→ Source material
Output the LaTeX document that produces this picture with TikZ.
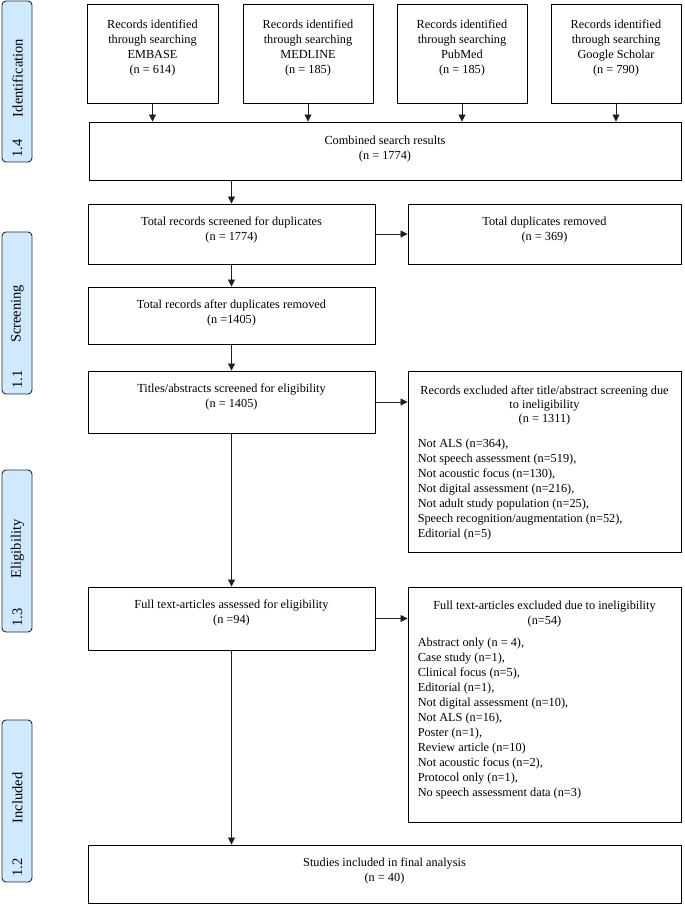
\documentclass[tikz,border=0pt]{standalone}
\usepackage{fontspec}
\setmainfont{Liberation Serif}
\usetikzlibrary{arrows.meta,calc}
\definecolor{phasefill}{RGB}{207,234,255}
\definecolor{phaseedge}{RGB}{40,40,40}
\definecolor{lineclr}{RGB}{30,30,30}
\tikzset{
  box/.style={draw=black, line width=0.9pt, fill=white, inner sep=0pt},
  txt/.style={align=center, inner sep=0pt, font=\fontsize{12.3}{15}\selectfont},
  ltxt/.style={align=left, inner sep=0pt, font=\fontsize{12.3}{15}\selectfont},
  phase/.style={draw=phaseedge, line width=0.9pt, fill=phasefill, rounded corners=4pt, minimum width=30pt, inner sep=0pt},
  ptxt/.style={rotate=90, inner sep=0pt, font=\fontsize{14.5}{17}\selectfont},
  arr/.style={draw=lineclr, line width=0.8pt, -{Triangle[length=7pt,width=7pt]}}
}
\begin{document}
\begin{tikzpicture}[x=1pt,y=-1pt]
\useasboundingbox (0,0) rectangle (685,911);
% phase labels
\node[phase, minimum height=161pt] (idl) at (17,81.5) {};
\node[ptxt] (idl-w) at (17.5,78) {Identification};
\node[ptxt] (idl-n) at ([xshift=0.5pt,yshift=14pt]idl.south) {1.4};
\node[phase, minimum height=162pt] (scl) at (17,313) {};
\node[ptxt] (scl-w) at (17.5,314) {Screening};
\node[ptxt] (scl-n) at ([xshift=0.5pt,yshift=15pt]scl.south) {1.1};
\node[phase, minimum height=162pt] (ell) at (17,551) {};
\node[ptxt] (ell-w) at (17.5,549) {Eligibility};
\node[ptxt] (ell-n) at ([xshift=0.5pt,yshift=15pt]ell.south) {1.3};
\node[phase, minimum height=162pt] (inl) at (17,801) {};
\node[ptxt] (inl-w) at (17.5,798) {Included};
\node[ptxt] (inl-n) at ([xshift=0.5pt,yshift=15pt]inl.south) {1.2};
% top boxes
\node[box, minimum width=131pt, minimum height=99pt] (emb) at (152.5,53.5) {};
\node[txt, anchor=north] (emb-t) at ([yshift=-16pt]emb.north) {Records identified\\through searching\\EMBASE\\(n = 614)};
\node[box, minimum width=130pt, minimum height=99pt] (med) at (308,53.5) {};
\node[txt, anchor=north] (med-t) at ([yshift=-16pt]med.north) {Records identified\\through searching\\MEDLINE\\(n = 185)};
\node[box, minimum width=130pt, minimum height=99pt] (pub) at (462,53.5) {};
\node[txt, anchor=north] (pub-t) at ([yshift=-16pt]pub.north) {Records identified\\through searching\\PubMed\\(n = 185)};
\node[box, minimum width=130pt, minimum height=99pt] (goo) at (616,53.5) {};
\node[txt, anchor=north] (goo-t) at ([yshift=-16pt]goo.north) {Records identified\\through searching\\Google Scholar\\(n = 790)};
% combined
\node[box, minimum width=592pt, minimum height=58pt] (comb) at (385,151) {};
\node[txt, anchor=north] (comb-t) at ([yshift=-14pt]comb.north) {Combined search results\\(n = 1774)};
% screened
\node[box, minimum width=287pt, minimum height=60pt] (scr) at (231.5,234) {};
\node[txt, anchor=north] (scr-t) at ([yshift=-13.5pt]scr.north) {Total records screened for duplicates\\(n = 1774)};
\node[box, minimum width=273pt, minimum height=60pt] (dup) at (544.5,234) {};
\node[txt, anchor=north] (dup-t) at ([yshift=-13.5pt]dup.north) {Total duplicates removed\\(n = 369)};
\node[box, minimum width=287pt, minimum height=57pt] (aft) at (231.5,315.5) {};
\node[txt, anchor=north] (aft-t) at ([yshift=-13.5pt]aft.north) {Total records after duplicates removed\\(n =1405)};
\node[box, minimum width=287pt, minimum height=62pt] (tit) at (231.5,402) {};
\node[txt, anchor=north] (tit-t) at ([yshift=-13.5pt]tit.north) {Titles/abstracts screened for eligibility\\(n = 1405)};
\node[box, minimum width=273pt, minimum height=181pt] (ex1) at (544.5,461.5) {};
\node[txt, anchor=north, font=\fontsize{12.3}{14}\selectfont] (ex1-t) at ([yshift=-15pt]ex1.north) {Records excluded after title/abstract screening due\\to ineligibility\\(n = 1311)};
\node[ltxt, anchor=north west] (ex1-l) at ([xshift=10pt,yshift=-68pt]ex1.north west) {Not ALS (n=364),\\Not speech assessment (n=519),\\Not acoustic focus (n=130),\\Not digital assessment (n=216),\\Not adult study population (n=25),\\Speech recognition/augmentation (n=52),\\Editorial (n=5)};
% eligibility
\node[box, minimum width=287pt, minimum height=63pt] (ful) at (231.5,618.5) {};
\node[txt, anchor=north] (ful-t) at ([yshift=-13.5pt]ful.north) {Full text-articles assessed for eligibility\\(n =94)};
\node[box, minimum width=273pt, minimum height=235pt] (ex2) at (544.5,704.5) {};
\node[txt, anchor=north] (ex2-t) at ([yshift=-14pt]ex2.north) {Full text-articles excluded due to ineligibility\\(n=54)};
\node[ltxt, anchor=north west] (ex2-l) at ([xshift=10pt,yshift=-51pt]ex2.north west) {Abstract only (n = 4),\\Case study (n=1),\\Clinical focus (n=5),\\Editorial (n=1),\\Not digital assessment (n=10),\\Not ALS (n=16),\\Poster (n=1),\\Review article (n=10)\\Not acoustic focus (n=2),\\Protocol only (n=1),\\No speech assessment data (n=3)};
% included
\node[box, minimum width=593pt, minimum height=58pt] (fin) at (384.5,874) {};
\node[txt, anchor=north] (fin-t) at ([yshift=-13pt]fin.north) {Studies included in final analysis\\(n = 40)};
% connectors
\draw[arr] (emb.south) -- (emb.south |- comb.north);
\draw[arr] (med.south) -- (med.south |- comb.north);
\draw[arr] (pub.south) -- (pub.south |- comb.north);
\draw[arr] (goo.south) -- (goo.south |- comb.north);
\draw[arr] (scr.north |- comb.south) -- (scr.north);
\draw[arr] (scr.east) -- (dup.west);
\draw[arr] (scr.south) -- (aft.north);
\draw[arr] (aft.south) -- (tit.north);
\draw[arr] (tit.east) -- (tit.east -| ex1.west);
\draw[arr] (tit.south) -- (ful.north);
\draw[arr] (ful.east) -- (ful.east -| ex2.west);
\draw[arr] (ful.south) -- (ful.south |- fin.north);
\end{tikzpicture}
\end{document}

→ What is needed
Images in the data above are to be skipped. Retype all other material exactly.

→ Final result
Output the LaTeX document that produces this picture with TikZ.
\documentclass[tikz,border=0pt]{standalone}
\usepackage{fontspec}
\setmainfont{Liberation Serif}
\usetikzlibrary{arrows.meta,calc}
\definecolor{phasefill}{RGB}{207,234,255}
\definecolor{phaseedge}{RGB}{40,40,40}
\definecolor{lineclr}{RGB}{30,30,30}
\tikzset{
  box/.style={draw=black, line width=0.9pt, fill=white, inner sep=0pt},
  txt/.style={align=center, inner sep=0pt, font=\fontsize{12.3}{15}\selectfont},
  ltxt/.style={align=left, inner sep=0pt, font=\fontsize{12.3}{15}\selectfont},
  phase/.style={draw=phaseedge, line width=0.9pt, fill=phasefill, rounded corners=4pt, minimum width=30pt, inner sep=0pt},
  ptxt/.style={rotate=90, inner sep=0pt, font=\fontsize{14.5}{17}\selectfont},
  arr/.style={draw=lineclr, line width=0.8pt, -{Triangle[length=7pt,width=7pt]}}
}
\begin{document}
\begin{tikzpicture}[x=1pt,y=-1pt]
\useasboundingbox (0,0) rectangle (685,911);
% phase labels
\node[phase, minimum height=161pt] (idl) at (17,81.5) {};
\node[ptxt] (idl-w) at (17.5,78) {Identification};
\node[ptxt] (idl-n) at ([xshift=0.5pt,yshift=14pt]idl.south) {1.4};
\node[phase, minimum height=162pt] (scl) at (17,313) {};
\node[ptxt] (scl-w) at (17.5,314) {Screening};
\node[ptxt] (scl-n) at ([xshift=0.5pt,yshift=15pt]scl.south) {1.1};
\node[phase, minimum height=162pt] (ell) at (17,551) {};
\node[ptxt] (ell-w) at (17.5,549) {Eligibility};
\node[ptxt] (ell-n) at ([xshift=0.5pt,yshift=15pt]ell.south) {1.3};
\node[phase, minimum height=162pt] (inl) at (17,801) {};
\node[ptxt] (inl-w) at (17.5,798) {Included};
\node[ptxt] (inl-n) at ([xshift=0.5pt,yshift=15pt]inl.south) {1.2};
% top boxes
\node[box, minimum width=131pt, minimum height=99pt] (emb) at (152.5,53.5) {};
\node[txt, anchor=north] (emb-t) at ([yshift=-16pt]emb.north) {Records identified\\through searching\\EMBASE\\(n = 614)};
\node[box, minimum width=130pt, minimum height=99pt] (med) at (308,53.5) {};
\node[txt, anchor=north] (med-t) at ([yshift=-16pt]med.north) {Records identified\\through searching\\MEDLINE\\(n = 185)};
\node[box, minimum width=130pt, minimum height=99pt] (pub) at (462,53.5) {};
\node[txt, anchor=north] (pub-t) at ([yshift=-16pt]pub.north) {Records identified\\through searching\\PubMed\\(n = 185)};
\node[box, minimum width=130pt, minimum height=99pt] (goo) at (616,53.5) {};
\node[txt, anchor=north] (goo-t) at ([yshift=-16pt]goo.north) {Records identified\\through searching\\Google Scholar\\(n = 790)};
% combined
\node[box, minimum width=592pt, minimum height=58pt] (comb) at (385,151) {};
\node[txt, anchor=north] (comb-t) at ([yshift=-14pt]comb.north) {Combined search results\\(n = 1774)};
% screened
\node[box, minimum width=287pt, minimum height=60pt] (scr) at (231.5,234) {};
\node[txt, anchor=north] (scr-t) at ([yshift=-13.5pt]scr.north) {Total records screened for duplicates\\(n = 1774)};
\node[box, minimum width=273pt, minimum height=60pt] (dup) at (544.5,234) {};
\node[txt, anchor=north] (dup-t) at ([yshift=-13.5pt]dup.north) {Total duplicates removed\\(n = 369)};
\node[box, minimum width=287pt, minimum height=57pt] (aft) at (231.5,315.5) {};
\node[txt, anchor=north] (aft-t) at ([yshift=-13.5pt]aft.north) {Total records after duplicates removed\\(n =1405)};
\node[box, minimum width=287pt, minimum height=62pt] (tit) at (231.5,402) {};
\node[txt, anchor=north] (tit-t) at ([yshift=-13.5pt]tit.north) {Titles/abstracts screened for eligibility\\(n = 1405)};
\node[box, minimum width=273pt, minimum height=181pt] (ex1) at (544.5,461.5) {};
\node[txt, anchor=north, font=\fontsize{12.3}{14}\selectfont] (ex1-t) at ([yshift=-15pt]ex1.north) {Records excluded after title/abstract screening due\\to ineligibility\\(n = 1311)};
\node[ltxt, anchor=north west] (ex1-l) at ([xshift=10pt,yshift=-68pt]ex1.north west) {Not ALS (n=364),\\Not speech assessment (n=519),\\Not acoustic focus (n=130),\\Not digital assessment (n=216),\\Not adult study population (n=25),\\Speech recognition/augmentation (n=52),\\Editorial (n=5)};
% eligibility
\node[box, minimum width=287pt, minimum height=63pt] (ful) at (231.5,618.5) {};
\node[txt, anchor=north] (ful-t) at ([yshift=-13.5pt]ful.north) {Full text-articles assessed for eligibility\\(n =94)};
\node[box, minimum width=273pt, minimum height=235pt] (ex2) at (544.5,704.5) {};
\node[txt, anchor=north] (ex2-t) at ([yshift=-14pt]ex2.north) {Full text-articles excluded due to ineligibility\\(n=54)};
\node[ltxt, anchor=north west] (ex2-l) at ([xshift=10pt,yshift=-51pt]ex2.north west) {Abstract only (n = 4),\\Case study (n=1),\\Clinical focus (n=5),\\Editorial (n=1),\\Not digital assessment (n=10),\\Not ALS (n=16),\\Poster (n=1),\\Review article (n=10)\\Not acoustic focus (n=2),\\Protocol only (n=1),\\No speech assessment data (n=3)};
% included
\node[box, minimum width=593pt, minimum height=58pt] (fin) at (384.5,874) {};
\node[txt, anchor=north] (fin-t) at ([yshift=-13pt]fin.north) {Studies included in final analysis\\(n = 40)};
% connectors
\draw[arr] (emb.south) -- (emb.south |- comb.north);
\draw[arr] (med.south) -- (med.south |- comb.north);
\draw[arr] (pub.south) -- (pub.south |- comb.north);
\draw[arr] (goo.south) -- (goo.south |- comb.north);
\draw[arr] (scr.north |- comb.south) -- (scr.north);
\draw[arr] (scr.east) -- (dup.west);
\draw[arr] (scr.south) -- (aft.north);
\draw[arr] (aft.south) -- (tit.north);
\draw[arr] (tit.east) -- (tit.east -| ex1.west);
\draw[arr] (tit.south) -- (ful.north);
\draw[arr] (ful.east) -- (ful.east -| ex2.west);
\draw[arr] (ful.south) -- (ful.south |- fin.north);
\end{tikzpicture}
\end{document}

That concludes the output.